April 8, 2025
ARC has prepared a brief which uses the results of a new research paper to estimate the historical and projected costs of pay-for-delay agreements on the federal government and individuals, as well as the impacts on premiums for private insurance coverage. The brief is based on innovative research from Keith Drake and Thomas G. McGuire, which used the stock price movement of brand drug companies after announcements of agreements with generic competitors to estimate the economic costs of “pay-for-delay” – a process by which generic entry to the market is delayed in exchange for compensation from the brand manufacturer. This work was funded by the Blue Cross Blue Shield Association.
Key ARC Findings:
- The impact to federal expenditures of pay-for-delay between 2014 and 2023 was potentially as high as $16.1 billion, or $1.6 billion annually.
- Over the coming decade (between 2024 and 2033), additional costs to the federal government could exceed $27 billion.

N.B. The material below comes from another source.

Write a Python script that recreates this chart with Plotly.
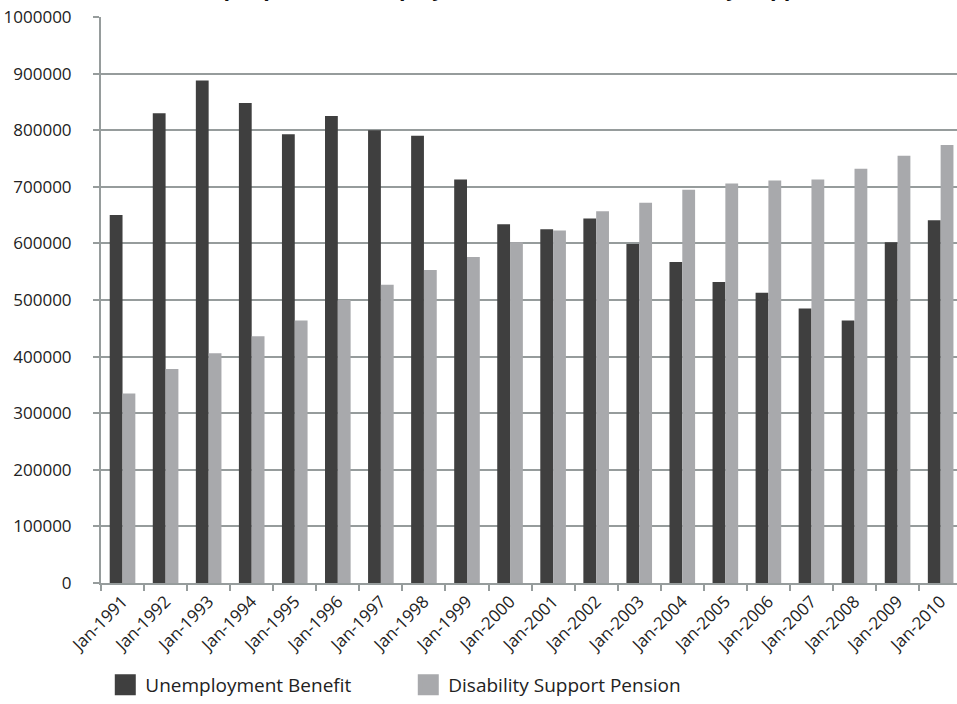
import plotly.graph_objects as go

# January counts of recipients, 1991-2010
years = ["Jan-1991", "Jan-1992", "Jan-1993", "Jan-1994", "Jan-1995",
         "Jan-1996", "Jan-1997", "Jan-1998", "Jan-1999", "Jan-2000",
         "Jan-2001", "Jan-2002", "Jan-2003", "Jan-2004", "Jan-2005",
         "Jan-2006", "Jan-2007", "Jan-2008", "Jan-2009", "Jan-2010"]

unemployment_benefit = [650000, 830000, 888000, 848000, 793000,
                        825000, 800000, 790000, 713000, 634000,
                        625000, 644000, 599000, 567000, 532000,
                        513000, 485000, 464000, 602000, 641000]

disability_support = [335000, 378000, 406000, 436000, 464000,
                      500000, 527000, 553000, 576000, 602000,
                      623000, 657000, 672000, 695000, 706000,
                      711000, 713000, 732000, 755000, 774000]

series_names = ["Unemployment Benefit", "Disability Support Pension"]
series_colors = ["#3f3f3f", "#a8a9ac"]

title_text = "Number of people on Unemployment Benefit and Disability Support Pension"

FONT = "Open Sans"
GRID = "#969c9c"

fig = go.Figure()

for name, vals, col in zip(series_names,
                           [unemployment_benefit, disability_support],
                           series_colors):
    fig.add_trace(go.Bar(x=years, y=vals, name=name, marker_color=col,
                         marker_line_width=0, showlegend=False))

# larger square swatches for the legend
for name, col in zip(series_names, series_colors):
    fig.add_trace(go.Scatter(x=[None], y=[None], mode="markers", name=name,
                             marker=dict(symbol="square", size=16, color=col,
                                         line=dict(width=5, color=col))))

fig.update_layout(
    width=957, height=704,
    margin=dict(l=101, r=0, t=17, b=116),
    paper_bgcolor="white", plot_bgcolor="white",
    barmode="group", bargap=0.405, bargroupgap=0,
    font=dict(family=FONT, color="#222222"),
    showlegend=True,
    legend=dict(orientation="h", x=0.005, xanchor="left",
                y=-0.181, yanchor="middle",
                font=dict(size=19, family=FONT, color="#222222"),
                entrywidth=258, entrywidthmode="pixels",
                itemsizing="trace", bgcolor="rgba(0,0,0,0)"),
    annotations=[dict(text="<b>" + title_text + "</b>", xref="paper", yref="paper",
                      x=0.479, y=1.0225, xanchor="center", yanchor="bottom",
                      showarrow=False,
                      font=dict(size=21.5, family=FONT, color="#111111"))],
)

fig.update_xaxes(
    type="category", range=[-0.5, 19.38],
    tickangle=-45, tickson="boundaries",
    ticks="outside", ticklen=6, tickwidth=2, tickcolor=GRID,
    showline=True, linecolor=GRID, linewidth=2,
    showgrid=False,
    tickfont=dict(size=17, family=FONT, color="#222222"),
)

fig.update_yaxes(
    range=[0, 1000000], dtick=100000, tickformat="d",
    ticks="outside", ticklen=6, tickwidth=2, tickcolor=GRID,
    showline=True, linecolor=GRID, linewidth=2,
    showgrid=True, gridcolor=GRID, gridwidth=2,
    zeroline=False,
    ticklabelstandoff=18,
    tickfont=dict(size=17, family=FONT, color="#222222"),
)

fig.write_html("out.html")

- Generic delays affect individuals as well; the impact on out-of-pocket expenditures between 2014 and 2023 exceeded $4.4 billion. Over the next 10 years, the impact on out-of-pocket expenditures may be as high as $5.3 billion.
- In addition to higher cost-sharing, delays in generic entry led to higher premiums for individuals with private coverage; over the past 10 years, total premiums for individuals with ESI, ACA Marketplace or other private coverage may have been as much as $12.2 billion higher. For the coming decade, this amount could be as high as $17.9 billion.